The abstract: Comparison of an ice core glaciochemical time-series developed from the Penny Ice Cap (PIC), Baffin Island and monthly sea-ice extent reveals a statistically significant inverse relationship between changes in Baffin Bay spring sea-ice extent and Penny Ice Cap sea-salt concentrations for the period 1901–1990 AD. Empirical orthogonal function analysis demonstrates the joint behavior between changes in PIC sea-salt concentrations, sea-ice extent, and changes in North Atlantic atmospheric circulation. Our results suggest that sea-salt concentrations in snow preserved on the PIC reflect local to regional springtime sea-ice coverage.
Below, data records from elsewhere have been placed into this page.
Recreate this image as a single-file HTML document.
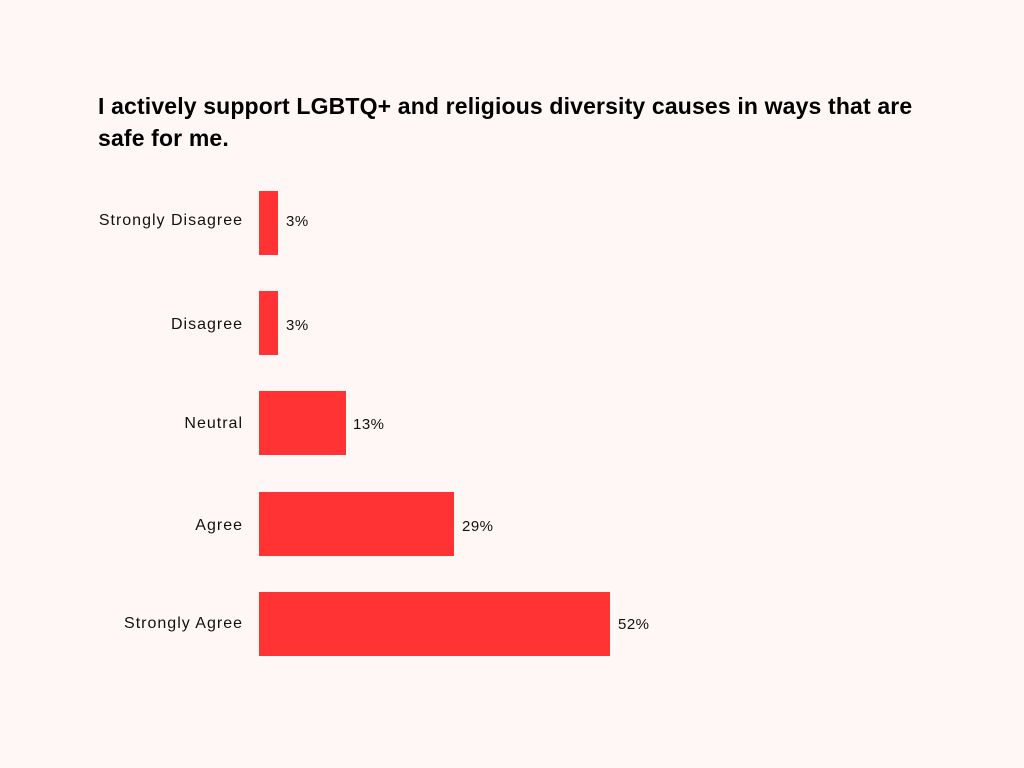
<!DOCTYPE html>
<html><head><style>
body{margin:0;background:#fff7f6;}
.wrap{position:relative;width:1024px;height:768px;font-family:"Liberation Sans",sans-serif;}
.t{position:absolute;left:98px;top:90px;font-size:23px;font-weight:bold;line-height:32px;color:#000;width:835px;letter-spacing:0.15px;}
.l{position:absolute;right:781px;font-size:16px;color:#111;letter-spacing:1px;}
.b{position:absolute;left:259px;background:#ff3333;height:64px;}
.v{position:absolute;font-size:15px;color:#111;letter-spacing:0.5px;}
</style></head><body><div class="wrap">
<div class="t">I actively support LGBTQ+ and religious diversity causes in ways that are safe for me.</div>
<div class="l" style="top:212px">Strongly Disagree</div><div class="b" style="top:191px;width:19px"></div><div class="v" style="left:286px;top:213px">3%</div>
<div class="l" style="top:316px">Disagree</div><div class="b" style="top:291px;width:19px"></div><div class="v" style="left:286px;top:317px">3%</div>
<div class="l" style="top:415px">Neutral</div><div class="b" style="top:391px;width:87px"></div><div class="v" style="left:353px;top:416px">13%</div>
<div class="l" style="top:517px">Agree</div><div class="b" style="top:492px;width:195px"></div><div class="v" style="left:462px;top:518px">29%</div>
<div class="l" style="top:615px">Strongly Agree</div><div class="b" style="top:592px;width:351px"></div><div class="v" style="left:618px;top:616px">52%</div>
</div></body></html>
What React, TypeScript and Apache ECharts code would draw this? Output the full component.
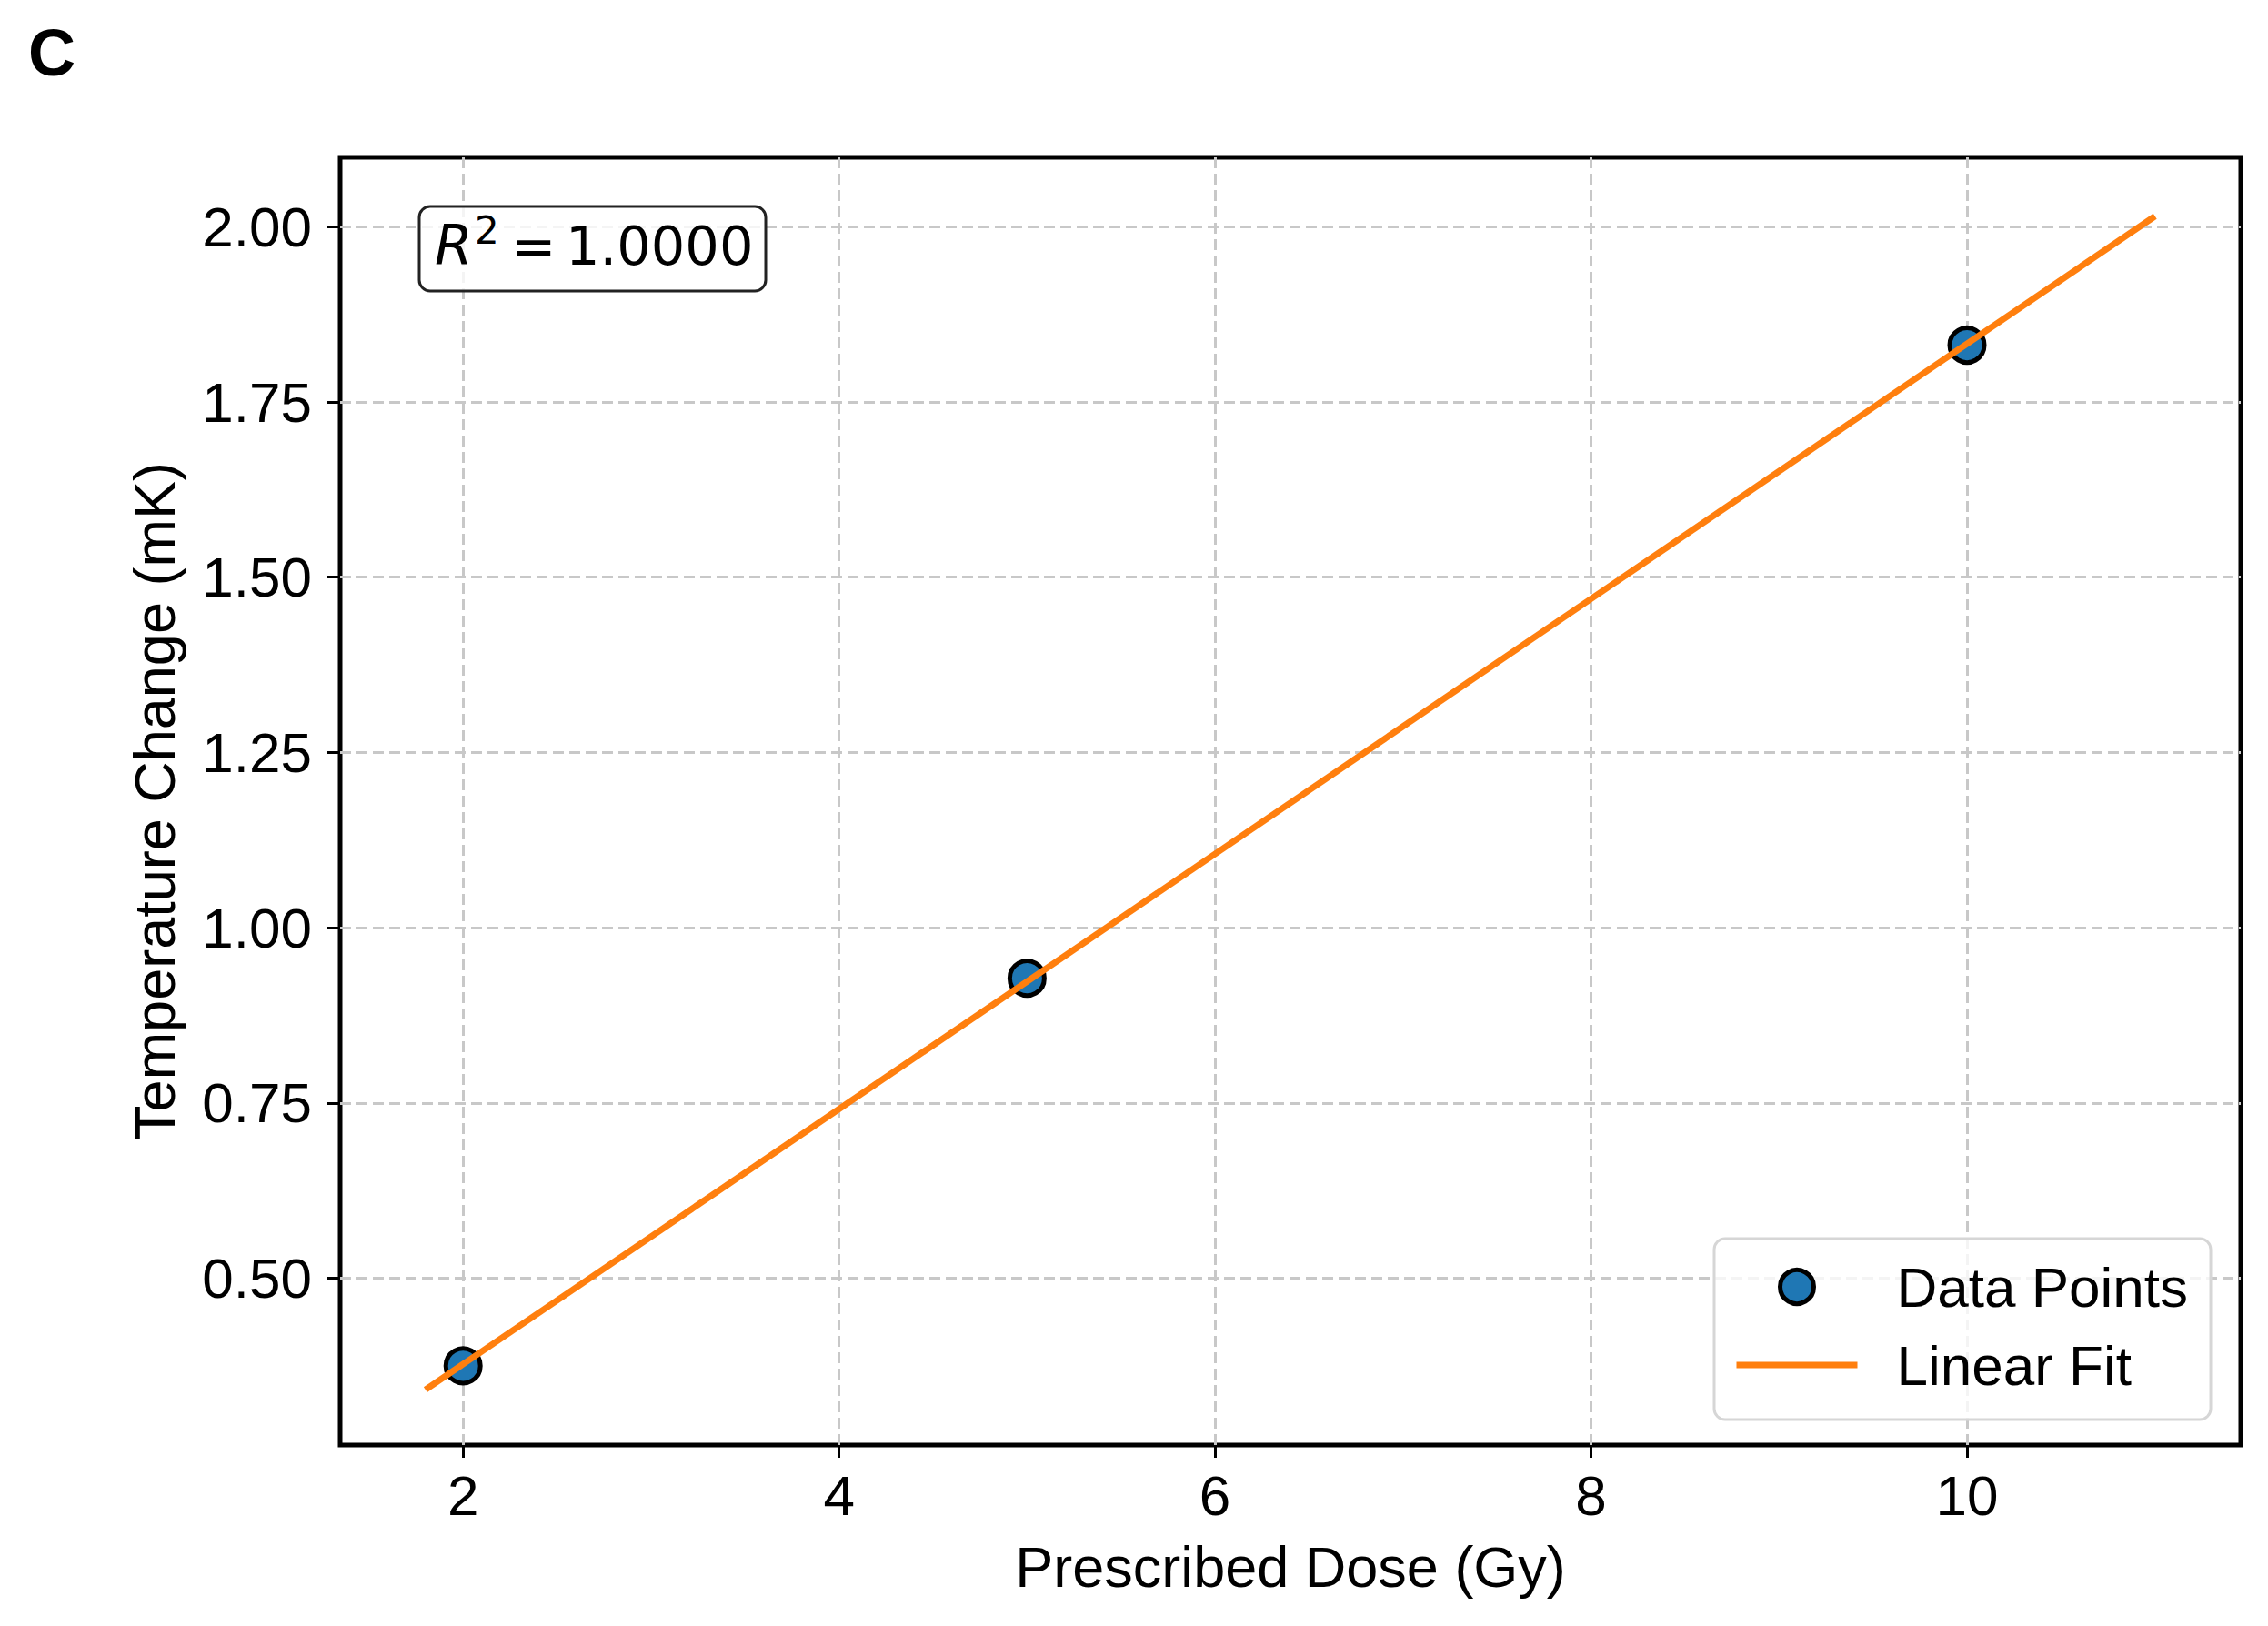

The PIC sea-salt record/sea-ice relationship is further supported by decadal and century scale comparison with other paleoclimate records of eastern Arctic climate change over the last 700 years. Our sea-salt record suggests that, while the turn of the century was characterized by generally milder sea-ice conditions in Baffin Bay, the last few decades of sea-ice extent lie within Little Ice Age variability and correspond to instrumental records of lower temperatures in the Eastern Canadian Arctic over the past three decades.
They found that enhanced sea ice conditions prevailed during the Little Ice Age as opposed to the reduced sea ice extent found during the MWP. They also found that the sea ice extent of the last 100 years was within the variability of the sea ice extent of the Little Ice Age.
Posted by Paul | September 5, 2007 3:58 AM
This is not a peer reviewed article. So, consider it with caution.
It includes a statement that the Arctic has not been ice free for over a million years.
http://www.livescience.com/environment/050823_ice_free.html
If that is true, then what will be happening in the near future is completely without precedent.
There have been 20 or so interglacial warm periods in the last million years. Some have been warmer than the current climate, but if none resulted in an ice free arctic ocean, then things may become very strange.
At the minimum, the climate of the 80s and 90s is history. All the long term forecasting models will have to be re-written.